European blue chips rose on Friday, led by a rally in technology stocks as investors welcomed a bullish revenue update by Intel Corp, while US jobs data and softer oil prices boosted Wall Street.
European markets have been trapped within recent tight ranges as investors focused on oil prices and the US Federal Reserve's interest rate-setting meeting at the end of the month amid a dearth of corporate news.
"The market seems to be prepared to take a little bit of risk. Oil has fallen nicely and the US payrolls number is more or less in line, but the threat of geopolitical factors is still in the background," said David Buik of spread-betters Cantor Index.
"There are not any major factors that the markets can latch onto. With no bad news around, there is a little bit of momentum, but I would not look at a big move," he said. The FTSE Eurotop 300 index of pan-European blue chips finished 0.6 percent higher at 992.93 points -- the highest close since May 10. The narrower DJ Euro Stoxx 50 index rallied 1.14 percent to 2,767.87.

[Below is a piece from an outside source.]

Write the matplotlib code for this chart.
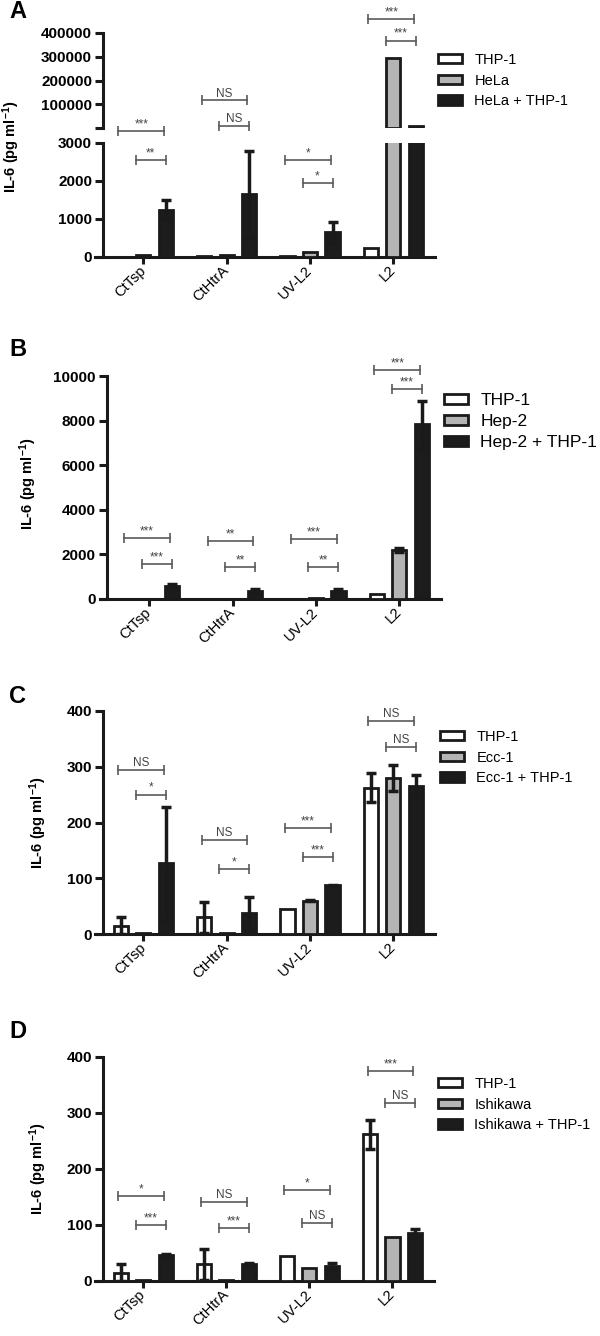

Both indices ended near their highest levels in the session and analysts said attractive stock valuations would lure investors.
"A positive macroeconomic backdrop and strong corporate earnings have been rewarded by investors with higher discount rates; markets have been range-bound. We expect that valuation will soon command investor attention again," JP Morgan strategists said in a note.
"Higher share prices will follow, in our view, particularly for the more cyclically geared corporates."
Chip-related stocks such as STMicroelectronics and ASML surged after Intel narrowed the range of its quarterly revenue forecast to the upper end of its outlook, citing better-than-expected demand for flash memory chips.
Other tech stocks also benefited, with mobile phone giant Nokia up three percent while networks firm Ericsson put on 3.4 percent.
But energy stocks were among the major losers, hit by selling after oil cartel OPEC decided on Thursday to open its supply taps to cap runaway oil prices.
Oil giants BP and Royal Dutch/Shell closed between 0.4 and 0.9 percent lower.
Gainers included Adecco SA which climbed 2.6 percent to 63.80 Swiss francs after it said its Executive Chairman John Bowmer will quit at the end of the month, as the staffing firm attempted to draw a line under a damaging book-keeping flap that has dogged it this year.
The jobs report in the US added to evidence of accelerating economic activity and reinforced expectations that Federal Reserve policymakers will ratchet US interest rates up from their current 46-year lows when they meet on June 29 and 30.
"The numbers are a bit stronger than expected but what really catches the eye are the revisions to the previous two months," said John Shepperd, global economist at Dresdner Kleinwort Wasserstein.
"We think European stock markets have fully discounted rate changes," he said.